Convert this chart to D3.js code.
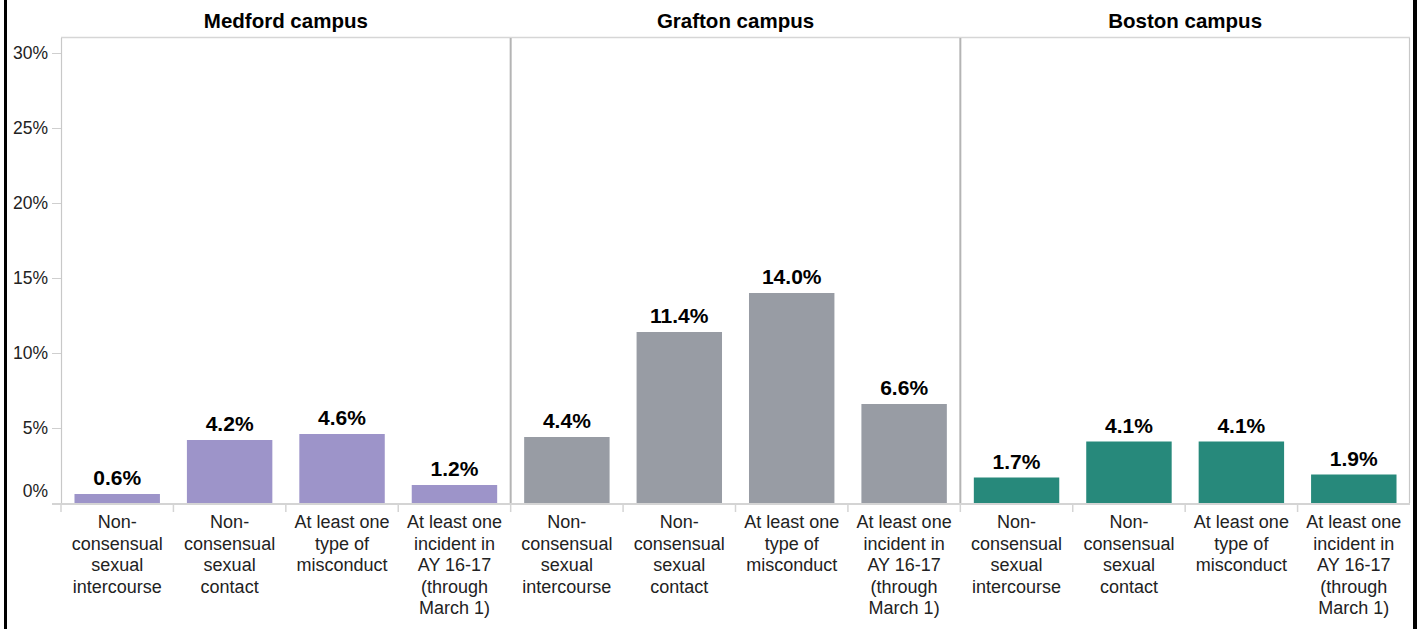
<!DOCTYPE html>
<html>
<head>
<meta charset="utf-8">
<script src="https://cdn.jsdelivr.net/npm/d3@7"></script>
<style>
  body { margin: 0; background: #fff; }
  text { font-family: "Liberation Sans", Arial, sans-serif; }
</style>
</head>
<body>
<div id="chart"></div>
<script>
var campuses = ["Medford campus", "Grafton campus", "Boston campus"];
var categories = [
  "Non-consensual sexual intercourse",
  "Non-consensual sexual contact",
  "At least one type of misconduct",
  "At least one incident in AY 16-17 (through March 1)"
];
var categoryLines = [
  ["Non-", "consensual", "sexual", "intercourse"],
  ["Non-", "consensual", "sexual", "contact"],
  ["At least one", "type of", "misconduct"],
  ["At least one", "incident in", "AY 16-17", "(through", "March 1)"]
];
var medfordValues = [0.6, 4.2, 4.6, 1.2];
var graftonValues = [4.4, 11.4, 14.0, 6.6];
var bostonValues = [1.7, 4.1, 4.1, 1.9];
var campusColors = ["#9d94c9", "#989ca4", "#27897b"];
var yTicks = [0, 5, 10, 15, 20, 25, 30];

var W = 1418, H = 629;
var margin = { top: 38, right: 8, bottom: 124, left: 61 };
var width = W - margin.left - margin.right,
  height = H - margin.top - margin.bottom;

var allValues = [medfordValues, graftonValues, bostonValues];

var svg = d3
  .select("#chart")
  .append("svg")
  .attr("width", W)
  .attr("height", H);

// outer black frame (sides only)
svg.append("rect").attr("x", 4).attr("y", 0).attr("width", 3).attr("height", H).attr("fill", "#000");
svg.append("rect").attr("x", 1413).attr("y", 0).attr("width", 4).attr("height", H).attr("fill", "#000");

var g = svg
  .append("g")
  .attr("transform", "translate(" + margin.left + "," + margin.top + ")");

// 30% sits 15px below plot top
var y = d3.scaleLinear().domain([0, 30]).range([height - 2, 15]);

var xPanel = d3.scaleBand().domain(campuses).range([0, width]);
var xCat = d3
  .scaleBand()
  .domain(categories)
  .range([0, xPanel.bandwidth()])
  .paddingInner(0.24)
  .paddingOuter(0.12);

// plot frame
g.append("line").attr("x1", 0).attr("x2", width).attr("y1", -0.5).attr("y2", -0.5)
  .attr("stroke", "#d6d6d6").attr("stroke-width", 1.5);
g.append("line").attr("x1", 0.5).attr("x2", 0.5).attr("y1", 0).attr("y2", y(0))
  .attr("stroke", "#c8c8c8").attr("stroke-width", 1.2);
g.append("line").attr("x1", width - 0.5).attr("x2", width - 0.5).attr("y1", 0).attr("y2", y(0))
  .attr("stroke", "#c8c8c8").attr("stroke-width", 1.2);

// panel dividers
campuses.slice(1).forEach(function (c) {
  g.append("line")
    .attr("x1", xPanel(c)).attr("x2", xPanel(c))
    .attr("y1", 0).attr("y2", y(0))
    .attr("stroke", "#b4b4b4").attr("stroke-width", 2);
});

// y axis
var yAxis = g.append("g")
  .call(d3.axisLeft(y).tickValues(yTicks).tickSize(9).tickPadding(4)
    .tickFormat(function (d) { return d + "%"; }));
yAxis.select(".domain").remove();
yAxis.selectAll(".tick line").attr("stroke", "#cfcfcf");
yAxis.selectAll(".tick text")
  .attr("fill", "#222")
  .style("font-size", "17.5px")
  .style("font-family", "'Liberation Sans', Arial, sans-serif");
yAxis.selectAll(".tick").filter(function (d) { return d === 0; })
  .select("text").attr("dy", "-0.35em");

// header titles
g.selectAll(".campus-title")
  .data(campuses)
  .enter()
  .append("text")
  .attr("class", "campus-title")
  .attr("x", function (d) { return xPanel(d) + xPanel.bandwidth() / 2; })
  .attr("y", -10)
  .attr("text-anchor", "middle")
  .style("font-size", "20.5px")
  .style("font-weight", "bold")
  .attr("fill", "#000")
  .text(function (d) { return d; });

var panels = g.selectAll(".panel")
  .data(campuses)
  .enter()
  .append("g")
  .attr("class", "panel")
  .attr("transform", function (d) { return "translate(" + xPanel(d) + ",0)"; });

panels.each(function (campus, ci) {
  var p = d3.select(this);
  var rows = categories.map(function (c, i) {
    return { cat: c, i: i, value: allValues[ci][i] };
  });

  p.selectAll("rect")
    .data(rows)
    .enter()
    .append("rect")
    .attr("x", function (d) { return xCat(d.cat); })
    .attr("y", function (d) { return y(d.value); })
    .attr("width", xCat.bandwidth())
    .attr("height", function (d) { return y(0) - y(d.value); })
    .attr("fill", campusColors[ci]);

  p.selectAll(".value-label")
    .data(rows)
    .enter()
    .append("text")
    .attr("class", "value-label")
    .attr("x", function (d) { return xCat(d.cat) + xCat.bandwidth() / 2; })
    .attr("y", function (d) { return y(d.value) - 9; })
    .attr("text-anchor", "middle")
    .style("font-size", "21px")
    .style("font-weight", "bold")
    .attr("fill", "#000")
    .text(function (d) { return d.value.toFixed(1) + "%"; });

  // category boundary ticks
  var step = xCat.step();
  var bounds = [0].concat(categories.map(function (c) { return xCat(c) - xCat.paddingInner() * step / 2 + step; }));
  p.selectAll(".cat-tick")
    .data(bounds.slice(0, 4))
    .enter()
    .append("line")
    .attr("class", "cat-tick")
    .attr("x1", function (d) { return d; })
    .attr("x2", function (d) { return d; })
    .attr("y1", y(0))
    .attr("y2", y(0) + 9)
    .attr("stroke", "#d4d4d4")
    .attr("stroke-width", 1.5);

  var labels = p.selectAll(".cat-label")
    .data(rows)
    .enter()
    .append("text")
    .attr("class", "cat-label")
    .attr("text-anchor", "middle")
    .attr("fill", "#222")
    .style("font-size", "18px");
  labels.selectAll("tspan")
    .data(function (d) {
      return categoryLines[d.i].map(function (l) { return { line: l, cat: d.cat }; });
    })
    .enter()
    .append("tspan")
    .attr("x", function (d) { return xCat(d.cat) + xCat.bandwidth() / 2; })
    .attr("y", function (d, j) { return y(0) + 25 + j * 21.5; })
    .text(function (d) { return d.line; });
});

// baseline
g.append("line")
  .attr("x1", -9).attr("x2", width)
  .attr("y1", y(0) + 1).attr("y2", y(0) + 1)
  .attr("stroke", "#d4d4d4").attr("stroke-width", 2);
</script>
</body>
</html>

→ EXERCISE DESCRIPTION: Transcribe the listing in full and omit the pictures.

→ EXERCISE RESPONSE:
Convert this chart to D3.js code.
<!DOCTYPE html>
<html>
<head>
<meta charset="utf-8">
<script src="https://cdn.jsdelivr.net/npm/d3@7"></script>
<style>
  body { margin: 0; background: #fff; }
  text { font-family: "Liberation Sans", Arial, sans-serif; }
</style>
</head>
<body>
<div id="chart"></div>
<script>
var campuses = ["Medford campus", "Grafton campus", "Boston campus"];
var categories = [
  "Non-consensual sexual intercourse",
  "Non-consensual sexual contact",
  "At least one type of misconduct",
  "At least one incident in AY 16-17 (through March 1)"
];
var categoryLines = [
  ["Non-", "consensual", "sexual", "intercourse"],
  ["Non-", "consensual", "sexual", "contact"],
  ["At least one", "type of", "misconduct"],
  ["At least one", "incident in", "AY 16-17", "(through", "March 1)"]
];
var medfordValues = [0.6, 4.2, 4.6, 1.2];
var graftonValues = [4.4, 11.4, 14.0, 6.6];
var bostonValues = [1.7, 4.1, 4.1, 1.9];
var campusColors = ["#9d94c9", "#989ca4", "#27897b"];
var yTicks = [0, 5, 10, 15, 20, 25, 30];

var W = 1418, H = 629;
var margin = { top: 38, right: 8, bottom: 124, left: 61 };
var width = W - margin.left - margin.right,
  height = H - margin.top - margin.bottom;

var allValues = [medfordValues, graftonValues, bostonValues];

var svg = d3
  .select("#chart")
  .append("svg")
  .attr("width", W)
  .attr("height", H);

// outer black frame (sides only)
svg.append("rect").attr("x", 4).attr("y", 0).attr("width", 3).attr("height", H).attr("fill", "#000");
svg.append("rect").attr("x", 1413).attr("y", 0).attr("width", 4).attr("height", H).attr("fill", "#000");

var g = svg
  .append("g")
  .attr("transform", "translate(" + margin.left + "," + margin.top + ")");

// 30% sits 15px below plot top
var y = d3.scaleLinear().domain([0, 30]).range([height - 2, 15]);

var xPanel = d3.scaleBand().domain(campuses).range([0, width]);
var xCat = d3
  .scaleBand()
  .domain(categories)
  .range([0, xPanel.bandwidth()])
  .paddingInner(0.24)
  .paddingOuter(0.12);

// plot frame
g.append("line").attr("x1", 0).attr("x2", width).attr("y1", -0.5).attr("y2", -0.5)
  .attr("stroke", "#d6d6d6").attr("stroke-width", 1.5);
g.append("line").attr("x1", 0.5).attr("x2", 0.5).attr("y1", 0).attr("y2", y(0))
  .attr("stroke", "#c8c8c8").attr("stroke-width", 1.2);
g.append("line").attr("x1", width - 0.5).attr("x2", width - 0.5).attr("y1", 0).attr("y2", y(0))
  .attr("stroke", "#c8c8c8").attr("stroke-width", 1.2);

// panel dividers
campuses.slice(1).forEach(function (c) {
  g.append("line")
    .attr("x1", xPanel(c)).attr("x2", xPanel(c))
    .attr("y1", 0).attr("y2", y(0))
    .attr("stroke", "#b4b4b4").attr("stroke-width", 2);
});

// y axis
var yAxis = g.append("g")
  .call(d3.axisLeft(y).tickValues(yTicks).tickSize(9).tickPadding(4)
    .tickFormat(function (d) { return d + "%"; }));
yAxis.select(".domain").remove();
yAxis.selectAll(".tick line").attr("stroke", "#cfcfcf");
yAxis.selectAll(".tick text")
  .attr("fill", "#222")
  .style("font-size", "17.5px")
  .style("font-family", "'Liberation Sans', Arial, sans-serif");
yAxis.selectAll(".tick").filter(function (d) { return d === 0; })
  .select("text").attr("dy", "-0.35em");

// header titles
g.selectAll(".campus-title")
  .data(campuses)
  .enter()
  .append("text")
  .attr("class", "campus-title")
  .attr("x", function (d) { return xPanel(d) + xPanel.bandwidth() / 2; })
  .attr("y", -10)
  .attr("text-anchor", "middle")
  .style("font-size", "20.5px")
  .style("font-weight", "bold")
  .attr("fill", "#000")
  .text(function (d) { return d; });

var panels = g.selectAll(".panel")
  .data(campuses)
  .enter()
  .append("g")
  .attr("class", "panel")
  .attr("transform", function (d) { return "translate(" + xPanel(d) + ",0)"; });

panels.each(function (campus, ci) {
  var p = d3.select(this);
  var rows = categories.map(function (c, i) {
    return { cat: c, i: i, value: allValues[ci][i] };
  });

  p.selectAll("rect")
    .data(rows)
    .enter()
    .append("rect")
    .attr("x", function (d) { return xCat(d.cat); })
    .attr("y", function (d) { return y(d.value); })
    .attr("width", xCat.bandwidth())
    .attr("height", function (d) { return y(0) - y(d.value); })
    .attr("fill", campusColors[ci]);

  p.selectAll(".value-label")
    .data(rows)
    .enter()
    .append("text")
    .attr("class", "value-label")
    .attr("x", function (d) { return xCat(d.cat) + xCat.bandwidth() / 2; })
    .attr("y", function (d) { return y(d.value) - 9; })
    .attr("text-anchor", "middle")
    .style("font-size", "21px")
    .style("font-weight", "bold")
    .attr("fill", "#000")
    .text(function (d) { return d.value.toFixed(1) + "%"; });

  // category boundary ticks
  var step = xCat.step();
  var bounds = [0].concat(categories.map(function (c) { return xCat(c) - xCat.paddingInner() * step / 2 + step; }));
  p.selectAll(".cat-tick")
    .data(bounds.slice(0, 4))
    .enter()
    .append("line")
    .attr("class", "cat-tick")
    .attr("x1", function (d) { return d; })
    .attr("x2", function (d) { return d; })
    .attr("y1", y(0))
    .attr("y2", y(0) + 9)
    .attr("stroke", "#d4d4d4")
    .attr("stroke-width", 1.5);

  var labels = p.selectAll(".cat-label")
    .data(rows)
    .enter()
    .append("text")
    .attr("class", "cat-label")
    .attr("text-anchor", "middle")
    .attr("fill", "#222")
    .style("font-size", "18px");
  labels.selectAll("tspan")
    .data(function (d) {
      return categoryLines[d.i].map(function (l) { return { line: l, cat: d.cat }; });
    })
    .enter()
    .append("tspan")
    .attr("x", function (d) { return xCat(d.cat) + xCat.bandwidth() / 2; })
    .attr("y", function (d, j) { return y(0) + 25 + j * 21.5; })
    .text(function (d) { return d.line; });
});

// baseline
g.append("line")
  .attr("x1", -9).attr("x2", width)
  .attr("y1", y(0) + 1).attr("y2", y(0) + 1)
  .attr("stroke", "#d4d4d4").attr("stroke-width", 2);
</script>
</body>
</html>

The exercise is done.